Question

A car with a mass of 1.2x10^3 kg is skidding to a stop along a horizontal surface. The car decelerates from 32 m/s to rest in 3.94 seconds. Assuming negligible air resistance, determine the coefficient of friction between the car tires and the road surface. Answer: μ =_________ (no units) (rounded to nearest hundredths place)

Answer 1

The coefficient of friction μ is defined as the quotient between the force of friction f and the normal force F_N that an object is subject to:

`\mu=(f)/(F_N)`

Since the friction is responsible for decelerating the car, use Newton's Second Law of Motion to find the magnitude of f:

`f=ma`

The normal force is equal to the weight of the car because the surface is horizontal:

`F_N=mg`

Replacing the expressions for f and F_N, the coefficient of friction becomes:

`\begin{gathered} \mu=(ma)/(mg) \\ \\ \Rightarrow\mu=(a)/(g) \end{gathered}`

The acceleration is the rate of change of the velocity with respect to time.
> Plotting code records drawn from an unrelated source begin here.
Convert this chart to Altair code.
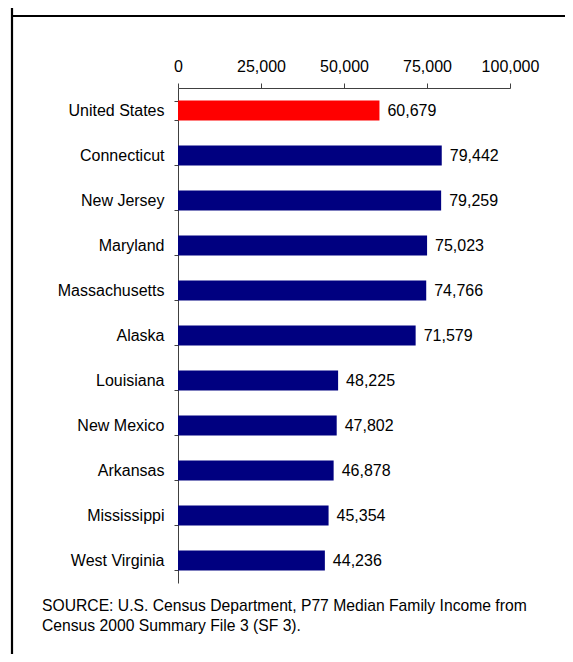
import altair as alt
import pandas as pd

states = ["United States", "Connecticut", "New Jersey", "Maryland", "Massachusetts",
          "Alaska", "Louisiana", "New Mexico", "Arkansas", "Mississippi", "West Virginia"]
incomes = [60679, 79442, 79259, 75023, 74766, 71579, 48225, 47802, 46878, 45354, 44236]
groups = ["US", "State", "State", "State", "State", "State", "State", "State", "State", "State", "State"]
x_ticks = [0, 25000, 50000, 75000, 100000]
source_lines = ["SOURCE: U.S. Census Department, P77 Median Family Income from",
                "Census 2000 Summary File 3 (SF 3)."]

df = pd.DataFrame({"state": states, "income": incomes, "group": groups})

FONT = "Liberation Sans"
FS = 16

y_enc = alt.Y("state:N", sort=states,
              scale=alt.Scale(paddingInner=0.556, paddingOuter=0.278),
              axis=alt.Axis(title=None, orient="left", tickBand="extent", tickSize=4,
                            labelPadding=10, labelFont=FONT, labelFontSize=FS,
                            labelColor="#000000", domainColor="#404040", tickColor="#404040",
                            domainWidth=1, tickWidth=1, grid=False))
x_enc = alt.X("income:Q",
              scale=alt.Scale(domain=[0, 100000], nice=False),
              axis=alt.Axis(title=None, orient="top", values=x_ticks, format=",.0f",
                            tickSize=5, labelPadding=9, labelFont=FONT, labelFontSize=FS,
                            labelColor="#000000", domainColor="#404040", tickColor="#404040",
                            domainWidth=1, tickWidth=1, grid=False, labelFlush=False))

bars = alt.Chart(df).mark_bar().encode(
    x=x_enc, y=y_enc,
    color=alt.Color("group:N", scale=alt.Scale(domain=["US", "State"], range=["#FF0000", "#000080"]),
                    legend=None),
)

labels = alt.Chart(df).mark_text(align="left", baseline="middle", dx=8, font=FONT,
                                 fontSize=FS, color="#000000").encode(
    x="income:Q", y=alt.Y("state:N", sort=states),
    text=alt.Text("income:Q", format=",.0f"),
)

one = alt.Data(values=[{"k": 1}])
vline = alt.Chart(one).mark_rule(color="#000000", strokeWidth=2.2).encode(
    x=alt.value(-166), y=alt.value(-80), y2=alt.value(566))
hline = alt.Chart(one).mark_rule(color="#000000", strokeWidth=2.2).encode(
    x=alt.value(-166), x2=alt.value(387), y=alt.value(-72))
source = alt.Chart(one).mark_text(text=source_lines, align="left", baseline="alphabetic",
                                  font=FONT, fontSize=15.7, color="#000000",
                                  lineHeight=19.5).encode(
    x=alt.value(-136), y=alt.value(523))

chart = alt.layer(vline, hline, bars, labels, source).properties(
    width=332, height=495,
    autosize=alt.AutoSizeParams(type="none"),
    padding={"left": 170, "top": 80, "right": 55, "bottom": 71},
).configure_view(stroke=None)

chart.save("out.html", embed_options={"renderer": "svg", "actions": False})
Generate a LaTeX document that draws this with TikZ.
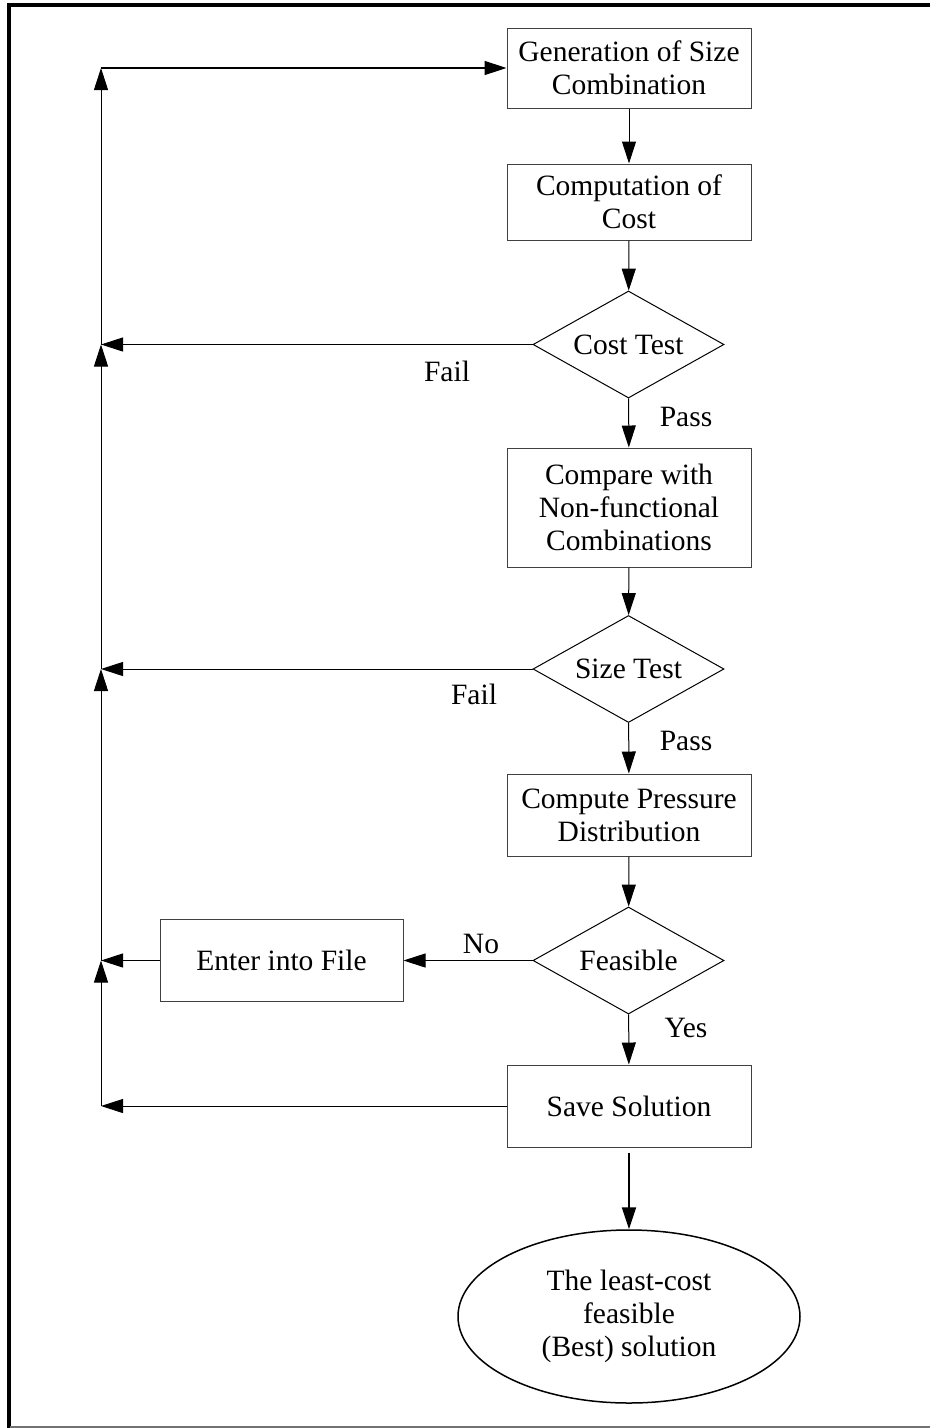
\documentclass[tikz,border=0pt]{standalone}
\usepackage{fontspec}
\setmainfont{Liberation Serif}
\usetikzlibrary{shapes.geometric,arrows.meta}
\begin{document}
\begin{tikzpicture}[x=1pt,y=-1pt,
  every node/.style={font=\fontsize{29.5}{33}\selectfont},
  proc/.style={draw=black!75, line width=1pt, minimum width=244pt, align=center, inner sep=0pt},
  test/.style={diamond, aspect=1.785, draw=black, line width=1pt, minimum width=191pt, minimum height=107pt, inner sep=0pt},
  term/.style={ellipse, draw=black, line width=1.5pt, minimum width=342pt, minimum height=173pt, align=center, inner sep=0pt},
  flow/.style={line width=1pt, -{Triangle[length=22pt,width=14pt]}},
  lbl/.style={inner sep=0pt}
]
\useasboundingbox (0,0) rectangle (930,1428);

% frame
\draw[line width=4pt] (8.5,1428) -- (8.5,5) -- (930,5);
\draw[black!55, line width=1.5pt] (10,1427) -- (930,1427);

% main column
\node[proc, minimum height=80pt] (gen) at (629,68) {Generation of Size\\Combination};
\node[proc, minimum height=76pt] (cost) at (629,202) {Computation of\\Cost};
\node[test] (ct) at (628.5,344.5) {Cost Test};
\node[proc, minimum height=119pt] (cmp) at (629,507.5) {Compare with\\Non-functional\\Combinations};
\node[test] (st) at (628.5,669) {Size Test};
\node[proc, minimum height=82pt] (pd) at (629,815) {Compute Pressure\\Distribution};
\node[test] (fe) at (628.5,960.5) {Feasible};
\node[proc, minimum width=243pt, minimum height=82pt] (ef) at (281.5,960.5) {Enter into File};
\node[proc, minimum height=82pt] (ss) at (629,1106) {Save Solution};
\node[term] (best) at (629,1316.5) {The least-cost\\feasible\\(Best) solution};

% return line junctions
\coordinate (j0) at (101,68);
\coordinate (j1) at (101,344.5);
\coordinate (j2) at (101,669);
\coordinate (j3) at (101,960.5);
\coordinate (j4) at (101,1106);

% downward flow
\draw[flow] (gen) -- (cost);
\draw[flow] (cost) -- (ct);
\draw[flow] (ct) -- (cmp);
\draw[flow] (cmp) -- (st);
\draw[flow] (st) -- (pd);
\draw[flow] (pd) -- (fe);
\draw[flow] (fe) -- (ss);
\draw[flow, line width=2pt] ([yshift=-5pt]ss.south) -- (best.north);

% branches back to the return line
\draw[flow] (ct.west) -- (j1);
\draw[flow] (st.west) -- (j2);
\draw[flow] (fe.west) -- (ef.east);
\draw[flow] (ef.west) -- (j3);
\draw[flow] (ss.west) -- (j4);

% return line
\draw[flow] (j4) -- (j3);
\draw[flow] (j3) -- (j2);
\draw[flow] (j2) -- (j1);
\draw[flow] (j1) -- (j0);
\draw[flow, line width=1.5pt] (j0) -- (gen.west);

% branch labels
\node[lbl] (f1) at (447,371) {Fail};
\node[lbl] (p1) at (686,417) {Pass};
\node[lbl] (f2) at (474,694) {Fail};
\node[lbl] (p2) at (686,741) {Pass};
\node[lbl] (no) at (481,944) {No};
\node[lbl] (ye) at (686,1028) {Yes};
\end{tikzpicture}
\end{document}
Since the car decelerates from 32m/s to rest in 3.94 seconds, then:

`a=(32(m)/(s))/(3.94s)=8.1218...(m)/(s^2)`

Replace the value of a as well as g=9.81m/s^2 to find the coefficient of friction:

`\begin{gathered} \mu=(a)/(g)=(8.1218...(m)/(s^2))/(9.81(m)/(s^2))=0.8279... \\ \\ \therefore\mu\approx0.83 \end{gathered}`

Therefore, to the nearest hundredths place, the coefficient of friction is 0.83.